Wednesday, September 29, 2004

September 22

As for the salmon, Scott says the rebel coho are actually called “jacks” and are about 95% male, so their population isn’t swelling in the traditional manner. And he knows of no data indicating that anadromous steelheads typically breed with other steelheads instead of with rainbow trout. So my conclusions were, predictably, a little shaky. Species can become separated, though, Scott says, because of behavioral differences – the separation needn’t be spatial. Two particular species of moths, for instance, are physically capable of interbreeding but are evolving as separate species because one breeds during the day and the other at night, although they inhabit the same area.

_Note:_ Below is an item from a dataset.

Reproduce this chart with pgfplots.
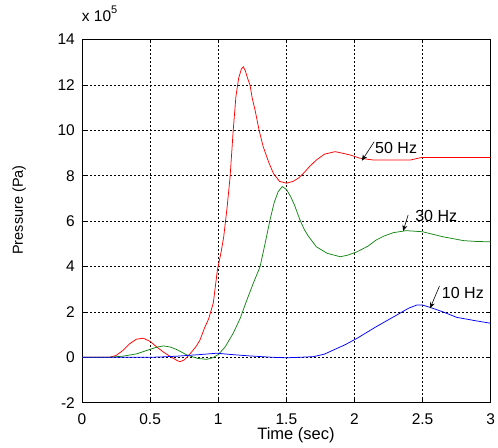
\documentclass[border=0pt]{standalone}
\usepackage{fontspec}
\setmainfont{Liberation Sans}
\usepackage{pgfplots}
\pgfplotsset{compat=1.18}
\usetikzlibrary{arrows.meta,calc}
\definecolor{mgreen}{RGB}{20,135,20}
\begin{document}
\begin{tikzpicture}
\begin{axis}[name=ax, scale only axis, width=408.7bp, height=363.2bp,
  xmin=0, xmax=3, ymin=-2, ymax=14,
  xtick={0,0.5,1,1.5,2,2.5,3}, ytick={-2,0,2,4,6,8,10,12,14},
  xticklabels={0,0.5,1,1.5,2,2.5,3},
  grid=major, grid style={black, line width=0.5bp, dash pattern=on 2bp off 2bp},
  axis line style={black, line width=0.8bp},
  tick align=inside, major tick length=4bp, tick style={black, line width=0.6bp},
  /pgf/number format/assume math mode=true,
  ticklabel style={font=\fontsize{15.5bp}{18bp}\selectfont, inner sep=0pt},
  xticklabel style={anchor=base, yshift=-21.3bp},
  yticklabel style={anchor=east, xshift=-7bp},
  scaled ticks=false, clip=false]
\addplot[red, line width=0.75bp] coordinates {
(0,0) (0.2,0) (0.25,0.08) (0.3,0.3) (0.35,0.6) (0.4,0.8) (0.45,0.84) (0.5,0.7) (0.55,0.45) (0.6,0.22) (0.65,0.03) (0.7,-0.15) (0.72,-0.19) (0.75,-0.12) (0.77,0) (0.8,0.2) (0.84,0.5) (0.866,0.76) (0.9,1.3) (0.93,1.7) (0.964,2.4) (0.994,3.85) (1.02,4.6) (1.04,5.3) (1.065,6.6) (1.087,7.95) (1.11,10.0) (1.13,11.5) (1.15,12.3) (1.17,12.7) (1.184,12.8) (1.2,12.6) (1.215,12.3) (1.233,12.0) (1.25,11.4) (1.27,10.9) (1.3,10.0) (1.33,9.28) (1.37,8.6) (1.405,8.1) (1.45,7.75) (1.5,7.67) (1.55,7.75) (1.59,7.9) (1.625,8.1) (1.67,8.4) (1.72,8.69) (1.78,8.95) (1.858,9.06) (1.92,8.98) (1.97,8.91) (2.04,8.77) (2.14,8.69) (2.3,8.69) (2.41,8.69) (2.49,8.8) (3,8.8)};
\addplot[mgreen, line width=0.75bp] coordinates {
(0,0) (0.2,0) (0.3,0.05) (0.4,0.15) (0.45,0.25) (0.5,0.35) (0.55,0.45) (0.6,0.5) (0.65,0.45) (0.7,0.33) (0.77,0.1) (0.85,-0.05) (0.915,-0.09) (0.96,-0.02) (1.0,0.12) (1.05,0.45) (1.11,1.06) (1.16,1.7) (1.21,2.52) (1.26,3.3) (1.307,3.99) (1.34,4.9) (1.38,6.05) (1.41,6.8) (1.44,7.3) (1.47,7.52) (1.5,7.4) (1.53,7.1) (1.56,6.7) (1.6,6.05) (1.63,5.65) (1.66,5.35) (1.72,4.87) (1.8,4.58) (1.896,4.43) (1.95,4.5) (2.02,4.65) (2.1,4.9) (2.16,5.17) (2.22,5.35) (2.285,5.49) (2.38,5.58) (2.5,5.53) (2.65,5.31) (2.8,5.14) (2.9,5.1) (3,5.09)};
\addplot[blue, line width=0.75bp] coordinates {
(0,0) (0.5,0) (0.6,0.02) (0.7,0.05) (0.77,0.08) (0.866,0.12) (0.99,0.18) (1.1,0.12) (1.233,0.06) (1.4,0.0) (1.5,-0.02) (1.6,0.0) (1.7,0.03) (1.78,0.14) (1.845,0.32) (1.93,0.55) (2.02,0.84) (2.16,1.35) (2.31,1.86) (2.4,2.17) (2.457,2.3) (2.5,2.3) (2.555,2.2) (2.65,2.0) (2.75,1.76) (2.88,1.62) (3,1.5)};
\draw[black, line width=0.6bp, -{Stealth[length=6bp,width=5bp]}] (axis cs:2.144,9.49) -- (axis cs:2.054,8.66);
\draw[black, line width=0.6bp, -{Stealth[length=6bp,width=5bp]}] (axis cs:2.394,6.27) -- (axis cs:2.357,5.56);
\draw[black, line width=0.6bp, -{Stealth[length=6bp,width=5bp]}] (axis cs:2.624,3.14) -- (axis cs:2.555,2.16);
\node[anchor=base west, inner sep=0pt, font=\fontsize{16bp}{19bp}\selectfont] at (axis cs:2.151,8.99) {50 Hz};
\node[anchor=base west, inner sep=0pt, font=\fontsize{16bp}{19bp}\selectfont] at (axis cs:2.445,6.0) {30 Hz};
\node[anchor=base west, inner sep=0pt, font=\fontsize{16bp}{19bp}\selectfont] at (axis cs:2.641,2.6) {10 Hz};
\end{axis}
\node[anchor=base, inner sep=0pt, font=\fontsize{16.5bp}{19bp}\selectfont] at ($(ax.south west)+(214bp,-36.3bp)$) {Time (sec)};
\node[anchor=center, rotate=90, inner sep=0pt, font=\fontsize{14.5bp}{17bp}\selectfont] at ($(ax.south west)+(-63bp,192.7bp)$) {Pressure (Pa)};
\node[anchor=base west, inner sep=0pt, font=\fontsize{15.5bp}{18bp}\selectfont] at ($(ax.north west)+(-0.3bp,17.8bp)$) {x 10\raisebox{0.5em}{\fontsize{11bp}{12bp}\selectfont 5}};
\pgfresetboundingbox
\useasboundingbox ($(ax.south west)+(-82bp,-45.3bp)$) rectangle ($(ax.north east)+(7.3bp,39.5bp)$);
\end{tikzpicture}
\end{document}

My classmates are interesting people. Tonight Kirra and Smiley John are sleeping at my place, where they’ll probably sleep for the remainder of the course. Kirra was born Australian, and had dreamed her whole life of living in Steamboat Springs, CO. She got her green card a few years ago and is studying for her citizenship exam now. John knew Kirra from leading tours with the same travel company two years ago. The two reunited this summer when Kirra delivered a motorhome to Alaska, where John was working – she currently works delivering vehicles across the United States – and the two drove into Crested Butte together. They were camping in the back of Kirra’s refrigerator truck until the police told them they couldn’t camp in town. Then Kirra asked me if she and John could camp in my driveway. Sure, I told her, but you’re also welcome to sleep in our extra beds.

Kirra, John, Scott and I spent all afternoon outside with our WFR class going through potential medical scenarios as the snow swirled around us and the mercury bobbed in the thirties. I mimicked a climber with a broken wrist and a nasty case of Acute Stress Reaction, Kirra devised a backboard for an unconscious patient while Scott stabilized a spine and John helped to splint a compound fibula fracture. The four of us find ourselves here, in this mountain town, learning the same things and working on the same projects, thousands of miles and millions of ideas from the places we began. It is one of fate’s everyday statistical impossibilities.